• **Exercise task**: Pictures stay out. Extract the lines below from the first one through the line with "marker_idx_full = [3, 9, 15, 21]", both included.

Rows from a dataset of charts and code
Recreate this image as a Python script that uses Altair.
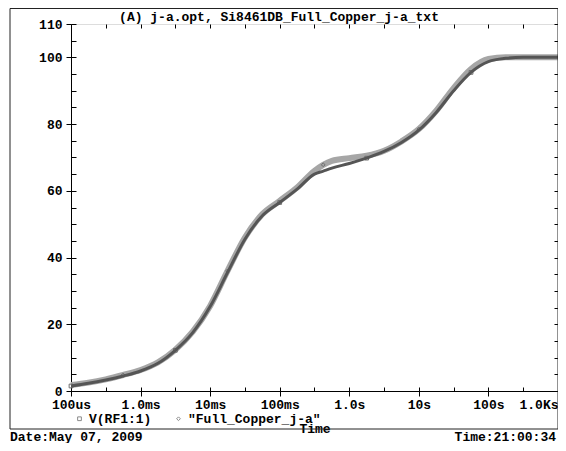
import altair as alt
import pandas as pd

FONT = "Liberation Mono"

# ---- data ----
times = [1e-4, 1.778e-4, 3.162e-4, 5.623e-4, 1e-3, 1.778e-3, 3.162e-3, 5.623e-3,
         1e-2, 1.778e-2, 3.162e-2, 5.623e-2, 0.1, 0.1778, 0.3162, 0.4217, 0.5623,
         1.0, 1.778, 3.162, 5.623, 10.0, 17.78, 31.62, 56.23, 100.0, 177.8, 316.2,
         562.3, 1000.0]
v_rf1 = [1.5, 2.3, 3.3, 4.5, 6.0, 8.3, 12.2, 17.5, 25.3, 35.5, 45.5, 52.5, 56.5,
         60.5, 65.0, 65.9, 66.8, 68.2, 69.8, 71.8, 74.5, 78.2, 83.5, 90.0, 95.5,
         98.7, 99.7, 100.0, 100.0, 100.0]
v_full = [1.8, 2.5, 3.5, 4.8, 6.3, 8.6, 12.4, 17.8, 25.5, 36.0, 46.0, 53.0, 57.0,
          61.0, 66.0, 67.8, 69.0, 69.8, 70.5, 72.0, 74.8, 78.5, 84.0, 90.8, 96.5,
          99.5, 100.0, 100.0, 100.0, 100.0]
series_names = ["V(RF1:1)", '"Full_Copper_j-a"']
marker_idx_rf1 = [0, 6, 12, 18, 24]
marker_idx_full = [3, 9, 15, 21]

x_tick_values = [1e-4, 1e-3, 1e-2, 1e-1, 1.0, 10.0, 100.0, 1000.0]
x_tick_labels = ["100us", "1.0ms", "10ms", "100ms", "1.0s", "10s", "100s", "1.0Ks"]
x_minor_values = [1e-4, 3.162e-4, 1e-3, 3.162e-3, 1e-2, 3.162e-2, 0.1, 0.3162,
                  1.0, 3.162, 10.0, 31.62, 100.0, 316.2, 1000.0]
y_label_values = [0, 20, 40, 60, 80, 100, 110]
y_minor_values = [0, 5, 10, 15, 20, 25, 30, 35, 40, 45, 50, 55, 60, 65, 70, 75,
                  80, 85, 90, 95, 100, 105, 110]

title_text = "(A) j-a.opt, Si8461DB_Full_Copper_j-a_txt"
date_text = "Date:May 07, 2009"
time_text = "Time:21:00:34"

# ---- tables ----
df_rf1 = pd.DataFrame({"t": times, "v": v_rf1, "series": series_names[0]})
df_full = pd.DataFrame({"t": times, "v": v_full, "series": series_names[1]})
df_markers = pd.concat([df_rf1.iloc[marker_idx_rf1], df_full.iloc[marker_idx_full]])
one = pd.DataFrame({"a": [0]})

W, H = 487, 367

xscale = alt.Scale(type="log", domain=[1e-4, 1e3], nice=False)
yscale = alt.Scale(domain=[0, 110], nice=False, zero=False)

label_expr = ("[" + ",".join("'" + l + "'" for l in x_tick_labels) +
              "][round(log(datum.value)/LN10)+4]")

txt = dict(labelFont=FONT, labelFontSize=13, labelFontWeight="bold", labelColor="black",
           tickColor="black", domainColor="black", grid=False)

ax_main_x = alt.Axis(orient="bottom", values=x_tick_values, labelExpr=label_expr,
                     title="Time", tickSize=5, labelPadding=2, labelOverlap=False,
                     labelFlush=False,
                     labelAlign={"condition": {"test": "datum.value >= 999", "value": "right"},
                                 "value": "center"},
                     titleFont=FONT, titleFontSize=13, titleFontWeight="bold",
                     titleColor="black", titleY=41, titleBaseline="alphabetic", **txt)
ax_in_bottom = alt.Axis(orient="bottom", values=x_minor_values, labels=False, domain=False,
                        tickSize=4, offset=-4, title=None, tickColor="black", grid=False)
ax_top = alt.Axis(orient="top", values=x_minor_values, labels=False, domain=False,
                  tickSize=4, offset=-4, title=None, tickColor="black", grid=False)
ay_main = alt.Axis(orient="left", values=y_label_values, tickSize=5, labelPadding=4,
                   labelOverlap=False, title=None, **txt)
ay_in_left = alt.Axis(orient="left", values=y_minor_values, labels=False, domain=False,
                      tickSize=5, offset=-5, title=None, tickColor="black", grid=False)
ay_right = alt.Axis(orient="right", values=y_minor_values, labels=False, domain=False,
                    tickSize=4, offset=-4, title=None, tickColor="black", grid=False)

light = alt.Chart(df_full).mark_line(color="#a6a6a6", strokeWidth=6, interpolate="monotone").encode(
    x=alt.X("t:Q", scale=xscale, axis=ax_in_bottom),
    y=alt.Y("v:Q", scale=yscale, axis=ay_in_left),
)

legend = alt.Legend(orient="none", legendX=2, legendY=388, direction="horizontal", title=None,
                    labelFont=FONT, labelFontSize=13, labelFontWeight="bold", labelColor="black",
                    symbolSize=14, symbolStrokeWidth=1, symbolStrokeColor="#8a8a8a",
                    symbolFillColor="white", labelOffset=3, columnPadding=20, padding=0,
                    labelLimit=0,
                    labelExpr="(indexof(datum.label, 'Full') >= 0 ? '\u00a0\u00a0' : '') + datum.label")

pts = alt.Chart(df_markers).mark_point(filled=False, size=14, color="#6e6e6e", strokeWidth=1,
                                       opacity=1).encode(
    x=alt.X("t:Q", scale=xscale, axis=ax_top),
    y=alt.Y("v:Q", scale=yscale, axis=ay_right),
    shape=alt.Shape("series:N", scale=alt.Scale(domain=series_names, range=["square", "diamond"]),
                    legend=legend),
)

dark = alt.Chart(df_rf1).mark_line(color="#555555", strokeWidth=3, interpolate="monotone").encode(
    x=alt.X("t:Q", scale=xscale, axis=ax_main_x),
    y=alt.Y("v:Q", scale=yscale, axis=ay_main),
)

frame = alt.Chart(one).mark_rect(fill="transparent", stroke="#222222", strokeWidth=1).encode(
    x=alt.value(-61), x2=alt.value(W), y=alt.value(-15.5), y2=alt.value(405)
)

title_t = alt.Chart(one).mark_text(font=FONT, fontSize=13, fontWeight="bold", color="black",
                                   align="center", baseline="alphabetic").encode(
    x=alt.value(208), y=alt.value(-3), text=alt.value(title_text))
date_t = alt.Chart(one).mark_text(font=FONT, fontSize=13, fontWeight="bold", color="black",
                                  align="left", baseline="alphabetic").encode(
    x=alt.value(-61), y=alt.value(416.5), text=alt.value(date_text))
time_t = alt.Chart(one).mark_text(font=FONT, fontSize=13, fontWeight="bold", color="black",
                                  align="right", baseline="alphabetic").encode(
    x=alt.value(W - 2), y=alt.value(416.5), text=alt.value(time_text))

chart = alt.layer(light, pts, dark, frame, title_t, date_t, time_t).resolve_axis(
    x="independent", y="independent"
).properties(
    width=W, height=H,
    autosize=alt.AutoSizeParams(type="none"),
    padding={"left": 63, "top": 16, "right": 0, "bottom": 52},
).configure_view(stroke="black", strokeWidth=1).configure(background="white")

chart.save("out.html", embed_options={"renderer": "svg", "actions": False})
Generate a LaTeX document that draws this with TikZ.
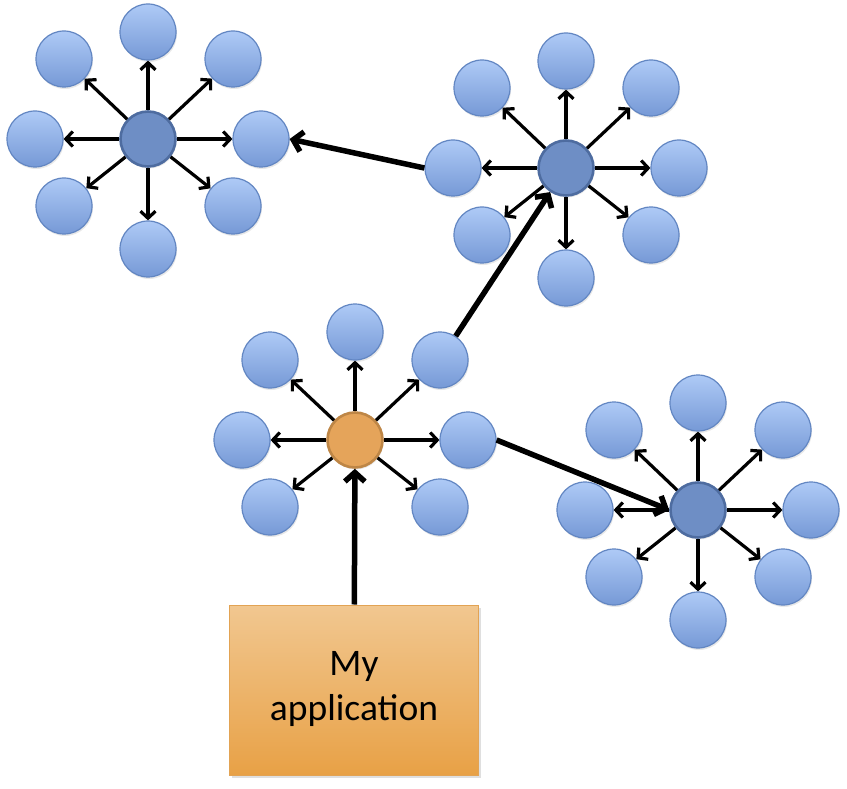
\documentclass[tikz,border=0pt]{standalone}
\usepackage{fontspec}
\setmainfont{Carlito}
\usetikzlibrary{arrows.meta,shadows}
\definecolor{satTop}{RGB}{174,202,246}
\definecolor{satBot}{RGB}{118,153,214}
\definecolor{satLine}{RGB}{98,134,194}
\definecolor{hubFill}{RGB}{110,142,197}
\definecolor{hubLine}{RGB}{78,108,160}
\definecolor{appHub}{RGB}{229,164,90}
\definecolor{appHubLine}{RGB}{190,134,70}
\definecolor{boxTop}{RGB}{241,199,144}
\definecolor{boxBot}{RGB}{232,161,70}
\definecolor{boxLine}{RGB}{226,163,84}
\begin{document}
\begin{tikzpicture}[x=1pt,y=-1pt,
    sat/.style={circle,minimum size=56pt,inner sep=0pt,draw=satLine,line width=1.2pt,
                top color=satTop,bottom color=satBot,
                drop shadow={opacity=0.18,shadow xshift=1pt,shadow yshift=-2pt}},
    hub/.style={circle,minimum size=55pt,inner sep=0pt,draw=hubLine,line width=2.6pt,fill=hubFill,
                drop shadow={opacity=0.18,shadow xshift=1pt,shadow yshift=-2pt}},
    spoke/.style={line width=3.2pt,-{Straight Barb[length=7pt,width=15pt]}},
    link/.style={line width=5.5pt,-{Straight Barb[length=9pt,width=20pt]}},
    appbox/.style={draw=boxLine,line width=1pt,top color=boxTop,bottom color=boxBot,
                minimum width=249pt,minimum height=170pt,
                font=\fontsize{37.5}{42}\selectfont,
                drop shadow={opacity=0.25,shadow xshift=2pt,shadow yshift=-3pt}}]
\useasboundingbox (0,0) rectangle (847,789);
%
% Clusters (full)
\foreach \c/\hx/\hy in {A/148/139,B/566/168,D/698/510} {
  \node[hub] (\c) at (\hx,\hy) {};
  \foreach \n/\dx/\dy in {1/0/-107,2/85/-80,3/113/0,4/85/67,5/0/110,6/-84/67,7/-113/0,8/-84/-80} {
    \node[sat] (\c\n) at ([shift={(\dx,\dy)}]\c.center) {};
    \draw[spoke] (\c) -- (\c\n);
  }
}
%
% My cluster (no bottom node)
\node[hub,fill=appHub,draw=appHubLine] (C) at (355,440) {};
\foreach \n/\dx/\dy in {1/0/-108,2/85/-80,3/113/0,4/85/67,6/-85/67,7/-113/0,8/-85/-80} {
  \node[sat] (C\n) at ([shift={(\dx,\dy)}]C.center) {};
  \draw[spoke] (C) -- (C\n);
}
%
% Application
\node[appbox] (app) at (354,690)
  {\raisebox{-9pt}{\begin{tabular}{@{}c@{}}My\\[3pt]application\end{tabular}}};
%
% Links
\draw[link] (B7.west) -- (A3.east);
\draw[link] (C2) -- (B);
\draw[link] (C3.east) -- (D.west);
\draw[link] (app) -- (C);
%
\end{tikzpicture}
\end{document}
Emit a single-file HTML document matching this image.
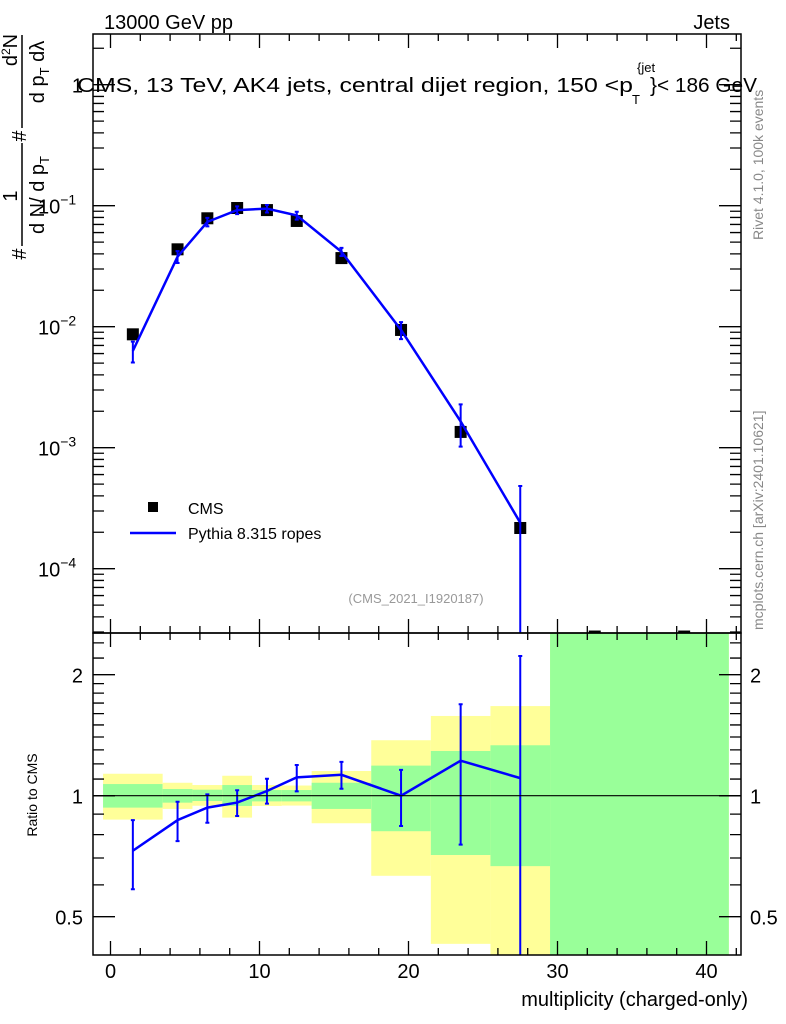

• **Response for this exercise**:
Recreate this image as a Python script that uses Altair.
import altair as alt
import pandas as pd

FONT = "Liberation Mono"

# ---- data ----
times = [1e-4, 1.778e-4, 3.162e-4, 5.623e-4, 1e-3, 1.778e-3, 3.162e-3, 5.623e-3,
         1e-2, 1.778e-2, 3.162e-2, 5.623e-2, 0.1, 0.1778, 0.3162, 0.4217, 0.5623,
         1.0, 1.778, 3.162, 5.623, 10.0, 17.78, 31.62, 56.23, 100.0, 177.8, 316.2,
         562.3, 1000.0]
v_rf1 = [1.5, 2.3, 3.3, 4.5, 6.0, 8.3, 12.2, 17.5, 25.3, 35.5, 45.5, 52.5, 56.5,
         60.5, 65.0, 65.9, 66.8, 68.2, 69.8, 71.8, 74.5, 78.2, 83.5, 90.0, 95.5,
         98.7, 99.7, 100.0, 100.0, 100.0]
v_full = [1.8, 2.5, 3.5, 4.8, 6.3, 8.6, 12.4, 17.8, 25.5, 36.0, 46.0, 53.0, 57.0,
          61.0, 66.0, 67.8, 69.0, 69.8, 70.5, 72.0, 74.8, 78.5, 84.0, 90.8, 96.5,
          99.5, 100.0, 100.0, 100.0, 100.0]
series_names = ["V(RF1:1)", '"Full_Copper_j-a"']
marker_idx_rf1 = [0, 6, 12, 18, 24]
marker_idx_full = [3, 9, 15, 21]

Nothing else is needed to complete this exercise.